╭─ Data lines
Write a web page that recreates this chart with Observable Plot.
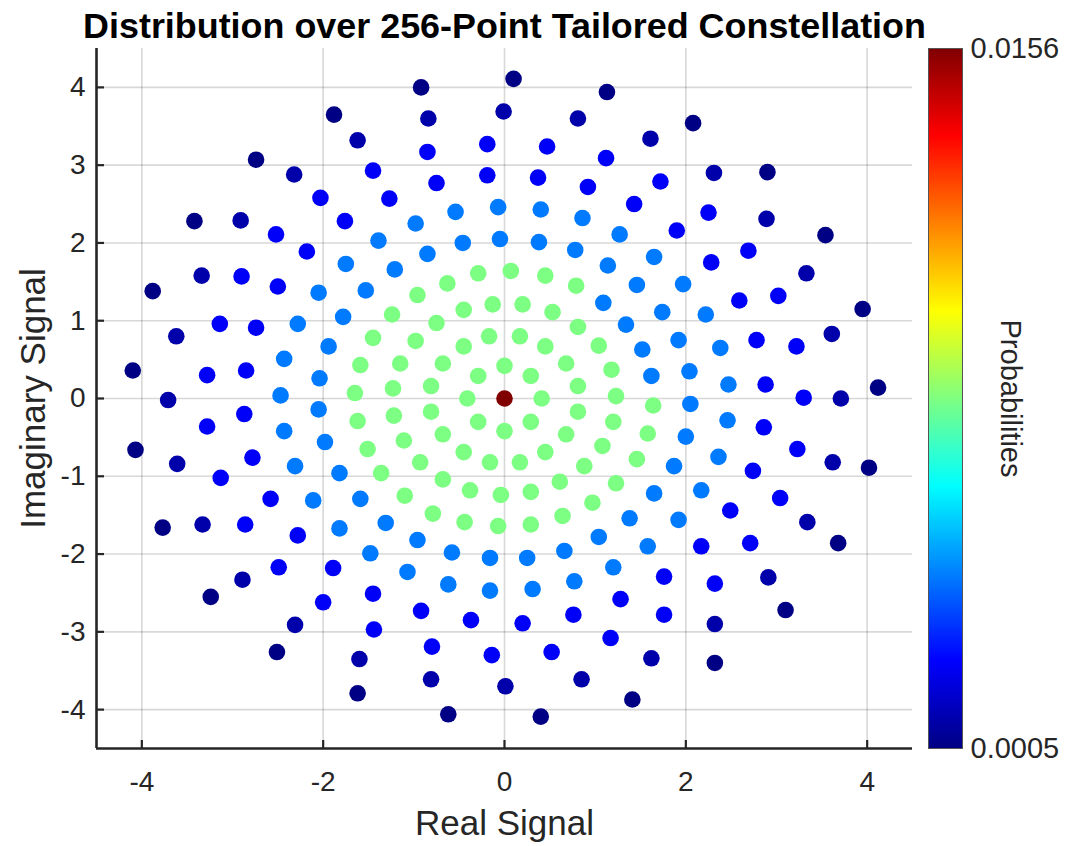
<!DOCTYPE html>
<html>
<head>
<meta charset="utf-8">
<script src="https://cdn.jsdelivr.net/npm/d3@7"></script>
<script src="https://cdn.jsdelivr.net/npm/@observablehq/plot@0.6"></script>
<style>
  html, body { margin: 0; padding: 0; background: #fff; }
  #chart { position: relative; width: 1067px; height: 846px; overflow: hidden; }
</style>
</head>
<body>
<div id="chart"></div>
<script>
// ---------- text ----------
const titleText = "Distribution over 256-Point Tailored Constellation";
const xLabel = "Real Signal";
const yLabel = "Imaginary Signal";
const colorLabel = "Probabilities";

// ---------- axes ----------
const xDomain = [-4.5, 4.5];
const yDomain = [-4.5, 4.5];
const xTicks = [-4, -2, 0, 2, 4];
const yTicks = [-4, -3, -2, -1, 0, 1, 2, 3, 4];
const probRange = [0.0005, 0.0156];
const probTicks = [0.0005, 0.0156];

// jet colormap stops (fraction of the colorbar range) and colours
const jetStops = [0, 1 / 8, 3 / 8, 5 / 8, 7 / 8, 1];
const jetColors = ["#000084", "#0000ff", "#00ffff", "#ffff00", "#ff0000", "#800000"];

// ---------- constellation points ----------
const realSignal = [
  // centre
  0,
  // ring 1
  0, 0.29, 0.41, 0.29, 0, -0.29, -0.41, -0.29,
  // ring 2
  -0.17, 0.17, 0.45, 0.68, 0.81, 0.81, 0.68, 0.45, 0.17, -0.16, -0.45, -0.68, -0.81, -0.81, -0.68, -0.45,
  // ring 3
  -0.13, 0.20, 0.53, 0.81, 1.04, 1.18, 1.23, 1.20, 1.08, 0.88, 0.61, 0.29, -0.04, -0.38, -0.68, -0.93,
  -1.11, -1.22, -1.23, -1.15, -0.98, -0.75, -0.45,
  // ring 4
  0.07, 0.45, 0.79, 1.09, 1.34, 1.52, 1.62, 1.64, 1.58, 1.46, 1.23, 0.97, 0.64, 0.29, -0.07, -0.44,
  -0.79, -1.10, -1.36, -1.51, -1.62, -1.65, -1.59, -1.45, -1.24, -0.96, -0.63, -0.29,
  // ring 5
  -0.05, 0.38, 0.78, 1.14, 1.46, 1.74, 1.92, 2.04, 2.05, 2.00, 1.87, 1.65, 1.38, 1.04, 0.66, 0.25,
  -0.16, -0.58, -0.96, -1.31, -1.59, -1.82, -1.98, -2.05, -2.04, -1.94, -1.78, -1.53, -1.21, -0.85, -0.46,
  // ring 6
  -0.07, 0.40, 0.86, 1.27, 1.65, 1.97, 2.22, 2.38, 2.47, 2.46, 2.36, 2.17, 1.92, 1.58, 1.20, 0.77,
  0.31, -0.16, -0.62, -1.07, -1.48, -1.82, -2.11, -2.31, -2.43, -2.47, -2.43, -2.28, -2.05, -1.75, -1.39,
  -0.98, -0.54,
  // ring 7
  -0.19, 0.37, 0.92, 1.43, 1.90, 2.28, 2.59, 2.78, 2.88, 2.86, 2.74, 2.49, 2.17, 1.76, 1.28, 0.76,
  0.20, -0.37, -0.92, -1.45, -1.89, -2.28, -2.58, -2.78, -2.87, -2.85, -2.74, -2.50, -2.18, -1.76, -1.27,
  -0.75,
  // ring 8
  -0.19, 0.47, 1.12, 1.72, 2.25, 2.69, 3.02, 3.22, 3.30, 3.23, 3.04, 2.71, 2.32, 1.76, 1.17, 0.52,
  -0.14, -0.80, -1.44, -2.00, -2.49, -2.86, -3.13, -3.28, -3.28, -3.14, -2.90, -2.52, -2.03, -1.45, -0.85,
  // ring 9
  -0.01, 0.81, 1.61, 2.31, 2.89, 3.33, 3.61, 3.71, 3.62, 3.34, 2.91, 2.32, 1.62, 0.85, 0.01, -0.81,
  -1.60, -2.31, -2.89, -3.33, -3.61, -3.71, -3.62, -3.34, -2.91, -2.32, -1.62, -0.84,
  // ring 10
  0.10, 1.13, 2.08, 2.90, 3.54, 3.95, 4.12, 4.02, 3.68, 3.10, 2.32, 1.41, 0.40, -0.62, -1.62, -2.51,
  -3.24, -3.77, -4.07, -4.10, -3.88, -3.42, -2.74, -1.88, -0.92
];

const imagSignal = [
  // centre
  0,
  // ring 1
  0.42, 0.29, 0, -0.30, -0.42, -0.30, 0, 0.29,
  // ring 2
  0.80, 0.80, 0.67, 0.45, 0.16, -0.17, -0.46, -0.69, -0.82, -0.82, -0.69, -0.46, -0.17, 0.16, 0.45, 0.67,
  // ring 3
  1.21, 1.21, 1.11, 0.92, 0.68, 0.37, 0.03, -0.30, -0.61, -0.87, -1.07, -1.20, -1.24, -1.18, -1.04, -0.82,
  -0.54, -0.22, 0.13, 0.45, 0.74, 0.97, 1.14,
  // ring 4
  1.64, 1.58, 1.45, 1.23, 0.95, 0.63, 0.29, -0.09, -0.45, -0.78, -1.09, -1.34, -1.51, -1.62, -1.64, -1.59,
  -1.48, -1.25, -0.96, -0.65, -0.29, 0.07, 0.43, 0.78, 1.08, 1.33, 1.48, 1.61,
  // ring 5
  2.05, 2.01, 1.91, 1.71, 1.46, 1.11, 0.75, 0.35, -0.07, -0.49, -0.87, -1.22, -1.54, -1.78, -1.96, -2.05,
  -2.05, -1.98, -1.82, -1.60, -1.29, -0.96, -0.56, -0.14, 0.26, 0.67, 1.05, 1.39, 1.66, 1.86, 2.00,
  // ring 6
  2.46, 2.43, 2.32, 2.11, 1.82, 1.47, 1.08, 0.65, 0.18, -0.28, -0.75, -1.18, -1.56, -1.90, -2.17, -2.35,
  -2.45, -2.47, -2.39, -2.23, -1.99, -1.67, -1.31, -0.87, -0.42, 0.04, 0.51, 0.96, 1.36, 1.73, 2.03,
  2.25, 2.40,
  // ring 7
  2.87, 2.84, 2.72, 2.50, 2.16, 1.75, 1.26, 0.75, 0.18, -0.37, -0.93, -1.44, -1.90, -2.29, -2.58, -2.78,
  -2.89, -2.85, -2.73, -2.51, -2.18, -1.76, -1.29, -0.76, -0.20, 0.36, 0.91, 1.44, 1.89, 2.28, 2.57,
  2.77,
  // ring 8
  3.27, 3.24, 3.09, 2.79, 2.39, 1.90, 1.32, 0.67, 0.01, -0.65, -1.28, -1.86, -2.38, -2.78, -3.08, -3.26,
  -3.30, -3.19, -2.97, -2.62, -2.17, -1.62, -1.02, -0.36, 0.30, 0.96, 1.57, 2.11, 2.58, 2.93, 3.17,
  // ring 9
  3.69, 3.60, 3.34, 2.90, 2.31, 1.61, 0.83, 0.00, -0.82, -1.59, -2.30, -2.90, -3.34, -3.61, -3.70, -3.61,
  -3.35, -2.91, -2.33, -1.62, -0.84, -0.02, 0.80, 1.58, 2.29, 2.88, 3.32, 3.60,
  // ring 10
  4.11, 3.94, 3.54, 2.91, 2.10, 1.15, 0.14, -0.89, -1.86, -2.72, -3.40, -3.87, -4.09, -4.06, -3.79, -3.26,
  -2.55, -1.66, -0.66, 0.36, 1.38, 2.28, 3.07, 3.65, 4.00
];

const probability = [
  // centre
  0.0156,
  // ring 1
  0.0080, 0.0080, 0.0080, 0.0080, 0.0080, 0.0080, 0.0080, 0.0080,
  // ring 2
  0.0080, 0.0080, 0.0080, 0.0080, 0.0080, 0.0080, 0.0080, 0.0080,
  0.0080, 0.0080, 0.0080, 0.0080, 0.0080, 0.0080, 0.0080, 0.0080,
  // ring 3
  0.0080, 0.0080, 0.0080, 0.0080, 0.0080, 0.0080, 0.0080, 0.0080,
  0.0080, 0.0080, 0.0080, 0.0080, 0.0080, 0.0080, 0.0080, 0.0080,
  0.0080, 0.0080, 0.0080, 0.0080, 0.0080, 0.0080, 0.0080,
  // ring 4
  0.0080, 0.0080, 0.0080, 0.0042, 0.0042, 0.0042, 0.0042, 0.0080,
  0.0080, 0.0080, 0.0080, 0.0080, 0.0080, 0.0080, 0.0080, 0.0080,
  0.0080, 0.0080, 0.0080, 0.0080, 0.0080, 0.0080, 0.0080, 0.0080,
  0.0080, 0.0080, 0.0080, 0.0080,
  // ring 5
  0.0042, 0.0042, 0.0042, 0.0042, 0.0042, 0.0042, 0.0042, 0.0042,
  0.0042, 0.0042, 0.0042, 0.0042, 0.0042, 0.0042, 0.0042, 0.0042,
  0.0042, 0.0042, 0.0042, 0.0042, 0.0042, 0.0042, 0.0042, 0.0042,
  0.0042, 0.0042, 0.0042, 0.0042, 0.0042, 0.0042, 0.0042,
  // ring 6
  0.0042, 0.0042, 0.0042, 0.0042, 0.0042, 0.0042, 0.0042, 0.0042,
  0.0042, 0.0042, 0.0042, 0.0042, 0.0042, 0.0042, 0.0042, 0.0042,
  0.0042, 0.0042, 0.0042, 0.0042, 0.0042, 0.0042, 0.0042, 0.0042,
  0.0042, 0.0042, 0.0042, 0.0042, 0.0042, 0.0042, 0.0042, 0.0042,
  0.0042,
  // ring 7
  0.0023, 0.0023, 0.0023, 0.0023, 0.0023, 0.0023, 0.0023, 0.0023,
  0.0023, 0.0023, 0.0023, 0.0023, 0.0023, 0.0023, 0.0023, 0.0023,
  0.0023, 0.0023, 0.0023, 0.0023, 0.0023, 0.0023, 0.0023, 0.0023,
  0.0023, 0.0023, 0.0023, 0.0023, 0.0023, 0.0023, 0.0023, 0.0023,
  // ring 8
  0.0023, 0.0023, 0.0023, 0.0023, 0.0023, 0.0023, 0.0023, 0.0023,
  0.0023, 0.0023, 0.0023, 0.0023, 0.0023, 0.0023, 0.0023, 0.0023,
  0.0023, 0.0023, 0.0023, 0.0023, 0.0023, 0.0023, 0.0023, 0.0023,
  0.0023, 0.0023, 0.0023, 0.0023, 0.0023, 0.0023, 0.0023,
  // ring 9
  0.0011, 0.0011, 0.0011, 0.0011, 0.0011, 0.0011, 0.0011, 0.0011,
  0.0011, 0.0011, 0.0011, 0.0011, 0.0011, 0.0011, 0.0011, 0.0011,
  0.0011, 0.0011, 0.0011, 0.0011, 0.0011, 0.0011, 0.0011, 0.0011,
  0.0011, 0.0011, 0.0011, 0.0011,
  // ring 10
  0.0005, 0.0005, 0.0005, 0.0005, 0.0005, 0.0005, 0.0005, 0.0005,
  0.0005, 0.0005, 0.0005, 0.0005, 0.0005, 0.0005, 0.0005, 0.0005,
  0.0005, 0.0005, 0.0005, 0.0005, 0.0005, 0.0005, 0.0005, 0.0005,
  0.0005
];

// ---------- build ----------
const points = realSignal.map((x, i) => ({x, y: imagSignal[i], p: probability[i]}));
const colorDomain = jetStops.map(t => probRange[0] + t * (probRange[1] - probRange[0]));
const colorScale = {type: "linear", domain: colorDomain, range: jetColors, interpolate: "rgb"};
const font = '"Liberation Sans", Arial, Helvetica, sans-serif';
const ink = "#262626";
const plainNumber = d => String(d);

const main = Plot.plot({
  width: 1067,
  height: 846,
  marginLeft: 96,
  marginRight: 155,
  marginTop: 48,
  marginBottom: 98,
  style: {fontFamily: font, fontSize: "28px", color: ink, background: "transparent", overflow: "visible"},
  x: {domain: xDomain},
  y: {domain: yDomain},
  color: colorScale,
  marks: [
    Plot.gridX(xTicks, {stroke: ink, strokeOpacity: 0.18, strokeWidth: 1.6}),
    Plot.gridY(yTicks, {stroke: ink, strokeOpacity: 0.18, strokeWidth: 1.6}),
    Plot.dot(points, {x: "x", y: "y", r: 8.3, fill: "p"}),
    Plot.ruleX([xDomain[0]], {stroke: ink, strokeWidth: 2.6}),
    Plot.ruleY([yDomain[0]], {stroke: ink, strokeWidth: 2.6}),
    Plot.axisX(xTicks, {tickSize: -8, tickPadding: 31, strokeWidth: 2.2, label: null, fontSize: 28, tickFormat: plainNumber}),
    Plot.axisY(yTicks, {tickSize: -8, tickPadding: 19, strokeWidth: 2.2, label: null, fontSize: 28, tickFormat: plainNumber}),
    Plot.text([xLabel], {text: d => d, frameAnchor: "bottom", textAnchor: "middle", dy: 86, lineAnchor: "bottom", fontSize: 35, fill: ink}),
    Plot.text([yLabel], {text: d => d, frameAnchor: "left", textAnchor: "middle", dx: -76, rotate: -90, lineAnchor: "top", fontSize: 35, fill: ink}),
    Plot.text([titleText], {text: d => d, frameAnchor: "top", textAnchor: "middle", dy: -11, lineAnchor: "bottom", fontSize: 35.9, fontWeight: "bold", fill: "#000"})
  ]
});

// colorbar
const nSlices = 350;
const span = probRange[1] - probRange[0];
const slices = d3.range(nSlices).map(i => ({
  y1: probRange[0] + (i / nSlices) * span,
  y2: probRange[0] + Math.min(1, (i + 1.5) / nSlices) * span,
  v: probRange[0] + ((i + 0.5) / nSlices) * span
}));

const bar = Plot.plot({
  width: 167,
  height: 846,
  marginLeft: 28,
  marginRight: 105,
  marginTop: 48,
  marginBottom: 98,
  style: {fontFamily: font, fontSize: "29px", color: ink, background: "transparent", overflow: "visible"},
  x: {domain: [0, 1], axis: null},
  y: {domain: probRange, axis: null},
  color: colorScale,
  marks: [
    Plot.rect(slices, {x1: 0, x2: 1, y1: "y1", y2: "y2", fill: "v", shapeRendering: "crispEdges"}),
    Plot.frame({stroke: "#555", strokeWidth: 1}),
    Plot.axisY(probTicks, {anchor: "right", tickSize: 0, tickPadding: 8, tickFormat: d3.format(".4f"), fontSize: 29, label: null}),
    Plot.text([colorLabel], {text: d => d, frameAnchor: "right", textAnchor: "middle", dx: 48, rotate: 90, lineAnchor: "middle", fontSize: 29, fill: ink})
  ]
});

const chart = document.getElementById("chart");
main.style.position = "absolute";
main.style.left = "0px";
main.style.top = "0px";
bar.style.position = "absolute";
bar.style.left = "900px";
bar.style.top = "0px";
chart.appendChild(main);
chart.appendChild(bar);
</script>
</body>
</html>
╰─
## Your objective
Identify all lines where the word "chart" shows up. Copy them.

## Reply
Write a web page that recreates this chart with Observable Plot.
  #chart { position: relative; width: 1067px; height: 846px; overflow: hidden; }
<div id="chart"></div>
const chart = document.getElementById("chart");
chart.appendChild(main);
chart.appendChild(bar);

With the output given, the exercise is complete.